Oleh karena ketatnya persyaratan Fitofarmaka, maka Obat Bahan Alam kategori ini setara dengan obat sintetis modern lainnya, serta bisa diresepkan oleh dokter. Namun sayangnya, jumlah produk Fitofarmaka di Indonesia masih sangat sedikit.
Untuk memudahkan konsumen mengetahui suatu obat bahan alam termasuk dalam kategori mana, ada logo yang berbeda yang tertera pada kemasan.
Selain persyaratan di atas, perlu diketahui juga bahwa Obat Bahan Alam memiliki persyaratan lainnya antara lain:
1. Tidak boleh mengandung Bahan Kimia Obat (BKO), alkohol lebih dari 1% kecuali berbentuk Tingtur yang pemakaiannya harus diencerkan dulu, narkotika & psikotropika, serta bahan lain yang dapat membahayakan kesehatan.
2. Tidak boleh dibuat dalam bentuk (sediaan) intravaginal (dimasukkan ke dalam vagina), tetes mata, parenteral (injeksi) dan suppositoria (dimasukkan ke dalam anus) kecuali untuk wasir.

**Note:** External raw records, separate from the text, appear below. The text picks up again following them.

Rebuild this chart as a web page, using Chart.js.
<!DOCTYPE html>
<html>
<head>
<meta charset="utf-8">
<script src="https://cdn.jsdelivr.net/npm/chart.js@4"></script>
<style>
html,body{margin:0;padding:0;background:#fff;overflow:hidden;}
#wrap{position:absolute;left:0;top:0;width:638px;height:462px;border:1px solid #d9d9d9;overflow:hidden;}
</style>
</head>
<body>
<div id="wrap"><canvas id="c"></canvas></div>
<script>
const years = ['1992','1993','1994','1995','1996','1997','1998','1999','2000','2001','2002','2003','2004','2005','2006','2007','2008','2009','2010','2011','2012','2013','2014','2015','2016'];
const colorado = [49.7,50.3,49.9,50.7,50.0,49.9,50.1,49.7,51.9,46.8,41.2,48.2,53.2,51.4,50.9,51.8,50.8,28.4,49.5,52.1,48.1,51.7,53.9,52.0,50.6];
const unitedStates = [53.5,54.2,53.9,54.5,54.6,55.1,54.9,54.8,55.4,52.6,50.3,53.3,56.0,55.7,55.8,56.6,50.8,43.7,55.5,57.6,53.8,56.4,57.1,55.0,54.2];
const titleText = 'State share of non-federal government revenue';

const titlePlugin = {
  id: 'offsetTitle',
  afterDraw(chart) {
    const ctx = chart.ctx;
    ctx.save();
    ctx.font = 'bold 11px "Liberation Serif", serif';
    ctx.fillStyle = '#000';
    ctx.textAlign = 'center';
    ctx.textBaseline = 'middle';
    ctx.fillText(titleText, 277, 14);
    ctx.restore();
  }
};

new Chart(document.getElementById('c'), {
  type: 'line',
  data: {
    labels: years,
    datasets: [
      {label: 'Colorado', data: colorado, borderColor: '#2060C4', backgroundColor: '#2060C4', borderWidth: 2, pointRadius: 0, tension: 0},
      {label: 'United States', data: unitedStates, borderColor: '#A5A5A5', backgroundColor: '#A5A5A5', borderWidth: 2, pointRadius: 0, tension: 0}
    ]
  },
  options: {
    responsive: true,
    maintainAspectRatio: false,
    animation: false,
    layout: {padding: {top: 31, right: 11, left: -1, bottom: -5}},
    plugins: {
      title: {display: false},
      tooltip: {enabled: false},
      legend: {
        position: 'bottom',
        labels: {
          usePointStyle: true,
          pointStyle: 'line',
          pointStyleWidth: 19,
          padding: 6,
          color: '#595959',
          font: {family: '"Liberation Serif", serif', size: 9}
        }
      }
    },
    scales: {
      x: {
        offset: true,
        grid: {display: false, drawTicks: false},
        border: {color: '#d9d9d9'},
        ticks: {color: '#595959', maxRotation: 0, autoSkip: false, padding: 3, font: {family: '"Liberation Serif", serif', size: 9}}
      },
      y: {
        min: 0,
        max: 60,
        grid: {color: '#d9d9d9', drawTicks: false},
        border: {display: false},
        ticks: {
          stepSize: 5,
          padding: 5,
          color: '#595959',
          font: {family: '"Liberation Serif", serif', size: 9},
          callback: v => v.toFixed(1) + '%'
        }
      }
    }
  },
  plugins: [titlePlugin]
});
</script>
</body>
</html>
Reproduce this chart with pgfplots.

Jadi bila Anda menemukan atau menggunakan Obat Bahan Alam yang diklaim bisa memberikan efek cepat alias 'cespleng', patut dicurigai bahwa obat tersebut mungkin mengandung BKO.

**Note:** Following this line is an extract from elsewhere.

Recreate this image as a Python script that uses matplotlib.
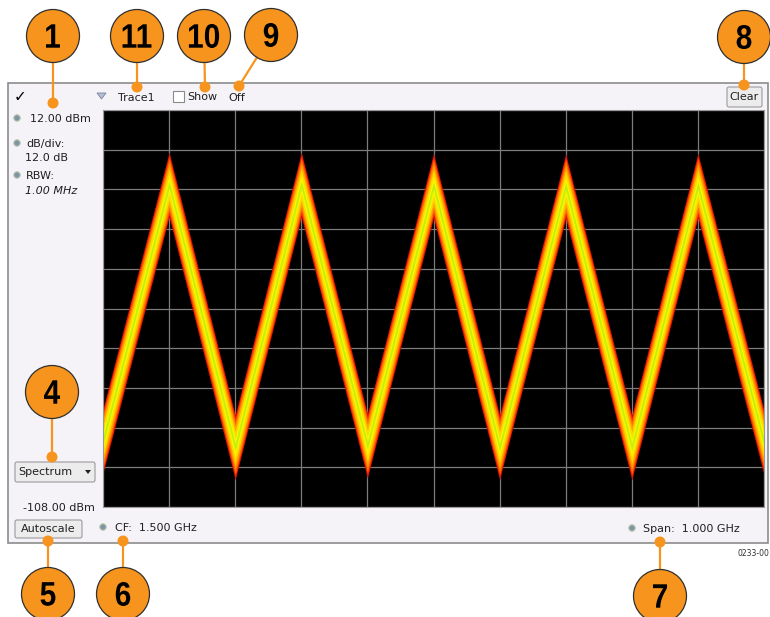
import matplotlib
matplotlib.use('Agg')
import numpy as np
from matplotlib import pyplot as plt
from matplotlib.patches import Rectangle, Circle, FancyBboxPatch, Polygon, PathPatch
from matplotlib.textpath import TextPath
from matplotlib.font_manager import FontProperties
from matplotlib.transforms import Affine2D

# trace vertices (GHz, dBm)
freq_ghz = [1.0, 1.1, 1.2, 1.3, 1.4, 1.5, 1.6, 1.7, 1.8, 1.9, 2.0]
level_dbm = [-88.0, -10.5, -90.0, -10.5, -89.5, -10.8, -90.0, -11.0, -90.0, -10.8, -88.5]

ref_level = 12.0      # dBm, top of screen
db_per_div = 12.0
n_div = 10
center_ghz = 1.5
span_ghz = 1.0

# callout numbers, circle centre and target dot, in screen pixels
callout_num = ['1', '11', '10', '9', '8', '4', '5', '6', '7']
callout_circle = [(53, 36), (137, 36), (204, 36), (271, 35), (744, 37),
                  (52, 392), (48, 594), (123, 594), (660, 596)]
callout_dot = [(53, 103), (137, 87), (205, 87), (239, 86), (744, 85),
               (52, 457), (48, 541), (123, 541), (660, 542)]

W, H = 770, 617
fig = plt.figure(figsize=(W / 100, H / 100), dpi=100)
fig.patch.set_facecolor('white')

# background layer in pixel coords
bg = fig.add_axes([0, 0, 1, 1])
bg.set_xlim(0, W)
bg.set_ylim(H, 0)
bg.axis('off')

bg.add_patch(Rectangle((8, 83), 760, 460, facecolor='#f5f3f7', edgecolor='#8c8c8c', lw=1.2))

txt = dict(fontsize=8, color='#202020', family='DejaVu Sans', va='center')
orange = '#f7941d'


def bullet(x, y):
    bg.add_patch(Circle((x, y), 3.2, facecolor='#7f93a6', edgecolor='#b8c8a8', lw=0.8))


def button(x, y, w, h):
    bg.add_patch(FancyBboxPatch((x, y), w, h, boxstyle='round,pad=0,rounding_size=2',
                                facecolor='#ececec', edgecolor='#9a9a9a', lw=0.8))


# top bar
bg.text(20, 97, '\u2713', fontsize=11, fontweight='bold', color='black', ha='center', va='center')
bg.add_patch(Polygon([(97, 93), (106, 93), (101.5, 99)], closed=True,
                     facecolor='#b4bcd8', edgecolor='#7c84a0', lw=0.6))
bg.text(118, 98, 'Trace1', **txt)
bg.add_patch(Rectangle((173, 91), 11, 11, facecolor='white', edgecolor='#8a8a8a', lw=0.8))
bg.text(187, 97, 'Show', **txt)
bg.text(228, 98, 'Off', **txt)
button(727, 87, 35, 20)
bg.text(744.5, 97, 'Clear', ha='center', **txt)

# left side readouts
bullet(17, 118)
bg.text(30, 119, '12.00 dBm', **txt)
bullet(17, 143)
bg.text(26, 144, 'dB/div:', **txt)
bg.text(25, 158, '12.0 dB', **txt)
bullet(17, 175)
bg.text(26, 176, 'RBW:', **txt)
bg.text(25, 191, '1.00 MHz', style='italic', **txt)

button(15, 462, 80, 20)
bg.text(18, 472, 'Spectrum', **txt)
bg.add_patch(Polygon([(85, 470), (91, 470), (88, 474)], closed=True, facecolor='#202020', edgecolor='none'))
bg.text(23, 508, '-108.00 dBm', **txt)
button(15, 520, 67, 18)
bg.text(48.5, 529, 'Autoscale', ha='center', **txt)

# bottom readouts
bullet(103, 527)
bg.text(115, 528, 'CF:  %.3f GHz' % center_ghz, **txt)
bullet(632, 528)
bg.text(643, 529, 'Span:  %.3f GHz' % span_ghz, **txt)
bg.text(769, 554, '0233-00', fontsize=5.5, color='#303030', ha='right', va='center')

# callouts, digits drawn as slightly narrowed text paths
num_font = FontProperties(family='Liberation Sans', weight='bold')
for num, (cx, cy), (dx, dy) in zip(callout_num, callout_circle, callout_dot):
    bg.plot([cx, dx], [cy, dy], color=orange, lw=1.6, solid_capstyle='round', zorder=2)
    bg.add_patch(Circle((dx, dy), 5.5, facecolor=orange, edgecolor='none', zorder=3))
    bg.add_patch(Circle((cx, cy), 26.5, facecolor=orange, edgecolor='#303030', lw=0.9, zorder=4))
    tp = TextPath((0, 0), num, size=34, prop=num_font)
    ext = tp.get_extents()
    tr = (Affine2D().translate(-(ext.x0 + ext.x1) / 2, -(ext.y0 + ext.y1) / 2)
          .scale(0.88, -1).translate(cx, cy))
    bg.add_patch(PathPatch(tr.transform_path(tp), facecolor='black', edgecolor='none', zorder=5))

# spectrum display
x0, x1, y0, y1 = 103, 764, 110, 507
ax = fig.add_axes([x0 / W, 1 - y1 / H, (x1 - x0) / W, (y1 - y0) / H])
ax.set_facecolor('black')
ax.set_axisbelow(True)
f_lo, f_hi = center_ghz - span_ghz / 2, center_ghz + span_ghz / 2
bottom = ref_level - db_per_div * n_div
ax.set_xlim(f_lo, f_hi)
ax.set_ylim(bottom, ref_level)
ax.set_xticks(np.linspace(f_lo, f_hi, n_div + 1))
ax.set_yticks(np.linspace(bottom, ref_level, n_div + 1))
ax.grid(True, color='#7c7c7c', lw=0.9)
ax.tick_params(length=0, labelbottom=False, labelleft=False)
for s in ax.spines.values():
    s.set_color('#9a9a9a')
    s.set_linewidth(0.8)

lvl = np.array(level_dbm)
layers = [(9.8, '#b80000'), (9.2, '#f02a00'), (8.0, '#ff6c00'), (6.5, '#ffa400'),
          (4.8, '#ffd800'), (2.8, '#f6f600'), (1.0, '#c0ee10')]
for h, c in layers:
    ax.fill_between(freq_ghz, lvl - h, lvl + h, color=c, lw=0, zorder=2)

fig.savefig('out.png', dpi=100)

Pun bila Anda menemukan iklan Obat Bahan Alam dalam bentuk-bentuk seperti tersebut di atas, berarti obat tersebut ilegal.

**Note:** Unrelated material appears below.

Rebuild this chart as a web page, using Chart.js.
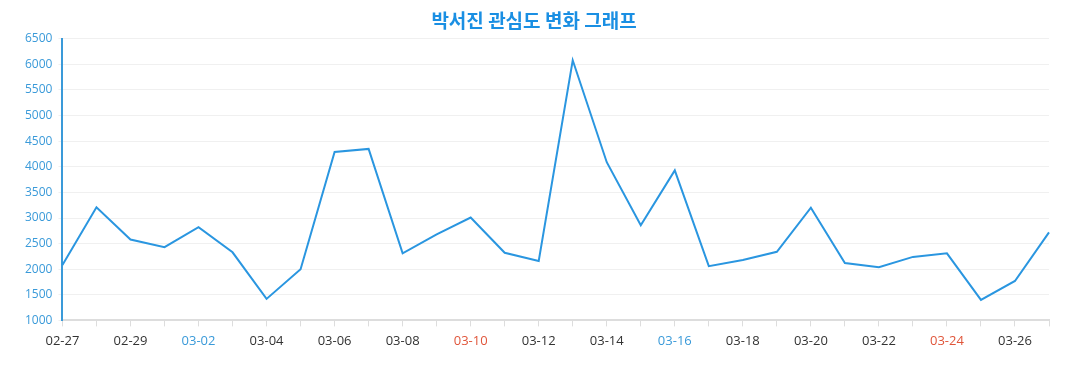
<!DOCTYPE html>
<html>
<head>
<meta charset="utf-8">
<script src="https://cdn.jsdelivr.net/npm/chart.js@4.4.1/dist/chart.umd.min.js"></script>
<style>
  html, body { margin: 0; padding: 0; background: #fff; }
  #wrap { width: 1077px; height: 390px; }
</style>
</head>
<body>
<div id="wrap"><canvas id="chartPlaceholder" width="1077" height="390"></canvas></div>
<script>
const DATES = [
  "02-27", "02-28", "02-29", "03-01", "03-02", "03-03", "03-04", "03-05", "03-06", "03-07",
  "03-08", "03-09", "03-10", "03-11", "03-12", "03-13", "03-14", "03-15", "03-16", "03-17",
  "03-18", "03-19", "03-20", "03-21", "03-22", "03-23", "03-24", "03-25", "03-26", "03-27",
];
const INTEREST = [
  2080, 3210, 2580, 2430, 2820, 2330, 1420, 2000, 4290, 4350,
  2310, 2680, 3010, 2320, 2160, 6080, 4090, 2860, 3930, 2060,
  2180, 2340, 3200, 2120, 2040, 2240, 2310, 1400, 1770, 2720,
];
const SATURDAYS = ["03-02", "03-16"];
const SUNDAYS = ["03-10", "03-24"];

const TITLE = "박서진 관심도 변화 그래프";

function labelColor(ctx) {
  const label = DATES[ctx.index];
  if (SATURDAYS.includes(label)) return "#3a9ad9";
  if (SUNDAYS.includes(label)) return "#e0553a";
  return "#333333";
}

const ctx = document.getElementById("chartPlaceholder").getContext("2d");
new Chart(ctx, {
  type: "line",
  data: {
    labels: DATES,
    datasets: [
      {
        label: "관심도",
        data: INTEREST,
        borderColor: "#2a96e0",
        borderWidth: 2,
        pointRadius: 0,
        tension: 0,
        fill: false,
      },
    ],
  },
  options: {
    responsive: false,
    animation: false,
    layout: { padding: { left: 19, right: 28, top: 0, bottom: 34 } },
    plugins: {
      legend: { display: false },
      tooltip: { enabled: false },
      title: {
        display: true,
        text: TITLE,
        color: "#1a8fe3",
        font: { family: "'Noto Sans CJK KR'", size: 19, weight: "bold" },
        padding: { top: 9, bottom: 7 },
      },
    },
    scales: {
      x: {
        offset: false,
        border: { color: "#dddddd", width: 2 },
        grid: { drawOnChartArea: false, drawTicks: true, tickLength: 6, color: "#dddddd" },
        ticks: {
          autoSkip: false,
          maxRotation: 0,
          padding: 7,
          color: labelColor,
          font: { family: "'Open Sans'", size: 13 },
          callback: function (value, index) {
            return index % 2 === 0 ? DATES[index] : "";
          },
        },
      },
      y: {
        min: 1000,
        max: 6500,
        border: { color: "#3a9ad9", width: 2 },
        grid: { color: "#f0f0f0", tickLength: 4 },
        ticks: {
          stepSize: 500,
          padding: 6,
          color: "#3a9ad9",
          font: { family: "'Open Sans'", size: 12 },
          callback: function (value) {
            return String(value);
          },
        },
      },
    },
  },
});
</script>
</body>
</html>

Tantangan Industri Farmasi dalam Mengembangkan Fitofarmaka
Seperti yang sudah saya singgung di atas, bahwa meskipun Indonesia memiliki potensi sumber bahan baku Obat Bahan Alam yang sangat besar (beda dengan bahan baku kimia obat yang hingga saat ini mayoritas masih impor dari negara lain), sayangnya justru jumlah Fitofarmaka kita masih sedikit.